Exercise requirements: Retype each line of the listing below, from the first through the one holding "from matplotlib.ticker import", with no other lines.

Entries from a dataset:

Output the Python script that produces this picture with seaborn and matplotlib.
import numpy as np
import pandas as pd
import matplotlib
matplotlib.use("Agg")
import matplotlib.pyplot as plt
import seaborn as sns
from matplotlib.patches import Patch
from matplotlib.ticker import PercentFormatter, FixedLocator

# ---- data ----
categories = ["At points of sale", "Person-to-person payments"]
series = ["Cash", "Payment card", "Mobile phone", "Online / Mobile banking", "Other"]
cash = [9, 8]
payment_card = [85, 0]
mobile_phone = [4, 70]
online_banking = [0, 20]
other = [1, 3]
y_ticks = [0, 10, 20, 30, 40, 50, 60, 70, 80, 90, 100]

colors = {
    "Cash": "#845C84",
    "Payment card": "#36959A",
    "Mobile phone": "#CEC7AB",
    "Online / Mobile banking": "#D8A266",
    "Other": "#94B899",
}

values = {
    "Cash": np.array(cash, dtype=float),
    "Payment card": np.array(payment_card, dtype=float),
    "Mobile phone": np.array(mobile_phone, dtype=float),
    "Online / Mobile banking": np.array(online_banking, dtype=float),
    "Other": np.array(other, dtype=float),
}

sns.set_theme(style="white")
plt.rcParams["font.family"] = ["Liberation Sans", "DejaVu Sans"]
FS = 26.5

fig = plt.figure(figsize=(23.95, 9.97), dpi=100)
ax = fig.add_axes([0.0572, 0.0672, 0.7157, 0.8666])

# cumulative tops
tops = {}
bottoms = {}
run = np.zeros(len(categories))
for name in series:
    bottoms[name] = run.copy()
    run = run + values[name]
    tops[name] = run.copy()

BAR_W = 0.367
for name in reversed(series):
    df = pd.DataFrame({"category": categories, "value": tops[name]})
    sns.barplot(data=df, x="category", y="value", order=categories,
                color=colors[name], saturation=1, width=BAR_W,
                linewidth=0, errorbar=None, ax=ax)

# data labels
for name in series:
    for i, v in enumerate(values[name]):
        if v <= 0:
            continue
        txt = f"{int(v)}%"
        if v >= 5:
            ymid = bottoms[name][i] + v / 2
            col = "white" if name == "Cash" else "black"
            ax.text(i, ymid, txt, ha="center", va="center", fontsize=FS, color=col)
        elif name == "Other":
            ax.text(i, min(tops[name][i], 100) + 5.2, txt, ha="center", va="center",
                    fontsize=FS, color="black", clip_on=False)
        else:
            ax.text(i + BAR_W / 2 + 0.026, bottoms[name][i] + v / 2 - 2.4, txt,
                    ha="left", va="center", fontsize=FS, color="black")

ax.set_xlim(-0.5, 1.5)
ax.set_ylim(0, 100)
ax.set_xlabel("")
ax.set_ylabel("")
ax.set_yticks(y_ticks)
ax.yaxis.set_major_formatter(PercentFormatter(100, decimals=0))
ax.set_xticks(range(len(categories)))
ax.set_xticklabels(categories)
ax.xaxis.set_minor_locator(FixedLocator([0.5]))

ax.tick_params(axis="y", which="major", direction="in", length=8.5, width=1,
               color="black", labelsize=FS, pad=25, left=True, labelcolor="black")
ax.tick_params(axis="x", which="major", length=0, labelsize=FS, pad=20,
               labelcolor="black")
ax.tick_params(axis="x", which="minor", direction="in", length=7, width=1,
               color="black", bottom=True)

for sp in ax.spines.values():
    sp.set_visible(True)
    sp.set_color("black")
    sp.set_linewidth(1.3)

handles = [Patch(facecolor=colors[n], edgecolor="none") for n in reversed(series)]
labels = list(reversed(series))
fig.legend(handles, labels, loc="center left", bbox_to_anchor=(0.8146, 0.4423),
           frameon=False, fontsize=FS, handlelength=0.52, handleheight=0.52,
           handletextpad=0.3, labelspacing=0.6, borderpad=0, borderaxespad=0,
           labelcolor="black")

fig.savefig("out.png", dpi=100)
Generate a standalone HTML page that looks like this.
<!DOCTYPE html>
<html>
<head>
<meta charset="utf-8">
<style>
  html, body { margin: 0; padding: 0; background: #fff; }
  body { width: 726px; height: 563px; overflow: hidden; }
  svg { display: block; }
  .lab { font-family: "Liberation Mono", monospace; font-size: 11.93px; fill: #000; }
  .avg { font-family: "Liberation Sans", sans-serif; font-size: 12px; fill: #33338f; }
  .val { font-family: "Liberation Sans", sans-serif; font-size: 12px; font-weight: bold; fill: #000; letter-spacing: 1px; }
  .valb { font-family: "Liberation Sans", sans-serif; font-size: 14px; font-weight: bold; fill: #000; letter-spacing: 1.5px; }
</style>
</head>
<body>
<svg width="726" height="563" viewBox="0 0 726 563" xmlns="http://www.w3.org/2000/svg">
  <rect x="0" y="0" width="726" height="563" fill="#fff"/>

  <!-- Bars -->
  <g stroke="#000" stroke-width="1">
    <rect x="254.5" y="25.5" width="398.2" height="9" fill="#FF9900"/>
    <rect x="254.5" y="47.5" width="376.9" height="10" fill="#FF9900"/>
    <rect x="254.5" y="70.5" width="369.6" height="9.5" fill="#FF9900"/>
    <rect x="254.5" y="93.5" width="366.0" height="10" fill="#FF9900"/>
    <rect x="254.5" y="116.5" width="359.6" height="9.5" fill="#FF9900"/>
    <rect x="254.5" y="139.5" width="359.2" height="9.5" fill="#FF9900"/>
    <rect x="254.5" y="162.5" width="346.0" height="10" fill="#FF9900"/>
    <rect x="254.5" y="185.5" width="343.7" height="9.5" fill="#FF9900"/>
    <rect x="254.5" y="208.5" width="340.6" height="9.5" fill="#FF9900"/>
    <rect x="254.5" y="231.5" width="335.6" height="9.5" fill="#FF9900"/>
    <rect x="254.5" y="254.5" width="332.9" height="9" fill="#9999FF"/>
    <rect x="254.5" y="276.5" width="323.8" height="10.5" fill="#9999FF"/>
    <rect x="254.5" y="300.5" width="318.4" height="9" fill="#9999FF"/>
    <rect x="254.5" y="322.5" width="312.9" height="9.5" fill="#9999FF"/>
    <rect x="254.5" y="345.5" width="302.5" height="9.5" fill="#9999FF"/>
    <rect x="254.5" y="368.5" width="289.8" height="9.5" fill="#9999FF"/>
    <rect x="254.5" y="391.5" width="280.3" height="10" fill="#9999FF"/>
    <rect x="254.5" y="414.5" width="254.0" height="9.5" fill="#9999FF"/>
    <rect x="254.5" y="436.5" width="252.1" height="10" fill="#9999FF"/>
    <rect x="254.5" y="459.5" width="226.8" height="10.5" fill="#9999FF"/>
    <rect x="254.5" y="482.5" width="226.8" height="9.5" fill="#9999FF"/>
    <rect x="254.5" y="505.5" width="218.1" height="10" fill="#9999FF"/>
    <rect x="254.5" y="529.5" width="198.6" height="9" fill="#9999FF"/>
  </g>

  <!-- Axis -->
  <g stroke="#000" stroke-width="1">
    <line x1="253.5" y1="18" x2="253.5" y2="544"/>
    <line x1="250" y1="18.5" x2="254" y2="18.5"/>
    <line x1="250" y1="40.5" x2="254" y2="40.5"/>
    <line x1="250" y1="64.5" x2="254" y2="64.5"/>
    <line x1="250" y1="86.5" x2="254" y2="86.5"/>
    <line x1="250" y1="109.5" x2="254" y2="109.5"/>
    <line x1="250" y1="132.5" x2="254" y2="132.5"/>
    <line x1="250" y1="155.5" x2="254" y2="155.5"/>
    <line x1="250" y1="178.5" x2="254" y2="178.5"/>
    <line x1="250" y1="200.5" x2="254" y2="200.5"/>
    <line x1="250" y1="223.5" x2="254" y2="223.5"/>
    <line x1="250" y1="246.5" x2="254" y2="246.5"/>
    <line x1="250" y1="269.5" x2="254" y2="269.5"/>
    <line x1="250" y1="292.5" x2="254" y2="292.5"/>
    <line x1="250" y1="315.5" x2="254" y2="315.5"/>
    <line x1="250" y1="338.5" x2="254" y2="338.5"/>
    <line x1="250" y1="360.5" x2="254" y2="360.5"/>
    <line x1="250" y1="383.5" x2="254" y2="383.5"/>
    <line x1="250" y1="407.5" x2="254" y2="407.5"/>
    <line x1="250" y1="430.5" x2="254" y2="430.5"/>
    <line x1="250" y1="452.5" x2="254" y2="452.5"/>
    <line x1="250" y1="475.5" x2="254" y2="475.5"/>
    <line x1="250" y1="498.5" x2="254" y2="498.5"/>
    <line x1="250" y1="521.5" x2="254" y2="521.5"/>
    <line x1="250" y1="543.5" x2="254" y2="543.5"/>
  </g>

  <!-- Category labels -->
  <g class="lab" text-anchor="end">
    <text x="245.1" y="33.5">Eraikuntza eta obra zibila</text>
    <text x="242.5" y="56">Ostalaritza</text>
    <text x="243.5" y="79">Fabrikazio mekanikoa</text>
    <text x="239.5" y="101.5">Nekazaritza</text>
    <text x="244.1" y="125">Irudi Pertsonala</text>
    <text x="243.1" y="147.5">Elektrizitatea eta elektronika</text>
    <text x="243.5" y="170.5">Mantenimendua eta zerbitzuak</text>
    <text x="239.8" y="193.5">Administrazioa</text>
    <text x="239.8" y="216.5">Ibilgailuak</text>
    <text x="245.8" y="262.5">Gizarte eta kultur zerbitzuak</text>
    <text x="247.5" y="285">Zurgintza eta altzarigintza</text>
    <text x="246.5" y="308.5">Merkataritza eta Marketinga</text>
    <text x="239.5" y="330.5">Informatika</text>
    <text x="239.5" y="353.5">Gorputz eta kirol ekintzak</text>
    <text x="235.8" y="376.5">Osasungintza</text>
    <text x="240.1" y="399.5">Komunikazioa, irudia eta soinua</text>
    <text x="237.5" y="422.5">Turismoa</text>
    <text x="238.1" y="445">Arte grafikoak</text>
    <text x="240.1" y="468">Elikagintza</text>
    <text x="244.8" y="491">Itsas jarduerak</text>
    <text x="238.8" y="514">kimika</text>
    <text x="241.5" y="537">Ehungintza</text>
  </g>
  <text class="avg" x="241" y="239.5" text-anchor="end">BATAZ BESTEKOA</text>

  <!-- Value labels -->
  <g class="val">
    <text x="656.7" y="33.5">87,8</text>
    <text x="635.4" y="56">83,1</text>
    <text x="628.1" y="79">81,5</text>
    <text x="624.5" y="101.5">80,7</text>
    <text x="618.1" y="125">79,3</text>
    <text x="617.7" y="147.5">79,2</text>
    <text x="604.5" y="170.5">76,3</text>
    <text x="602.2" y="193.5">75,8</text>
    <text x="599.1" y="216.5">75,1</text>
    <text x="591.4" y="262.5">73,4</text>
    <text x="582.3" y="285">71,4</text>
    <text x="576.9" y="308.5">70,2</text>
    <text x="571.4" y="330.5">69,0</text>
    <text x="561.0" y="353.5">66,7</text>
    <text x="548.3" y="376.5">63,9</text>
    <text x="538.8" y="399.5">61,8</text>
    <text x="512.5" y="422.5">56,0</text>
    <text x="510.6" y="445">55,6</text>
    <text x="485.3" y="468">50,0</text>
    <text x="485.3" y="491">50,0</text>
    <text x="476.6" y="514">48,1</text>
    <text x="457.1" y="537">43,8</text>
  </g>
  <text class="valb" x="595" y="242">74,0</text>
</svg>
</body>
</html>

The result:
Output the Python script that produces this picture with seaborn and matplotlib.
import numpy as np
import pandas as pd
import matplotlib
matplotlib.use("Agg")
import matplotlib.pyplot as plt
import seaborn as sns
from matplotlib.patches import Patch
from matplotlib.ticker import PercentFormatter, FixedLocator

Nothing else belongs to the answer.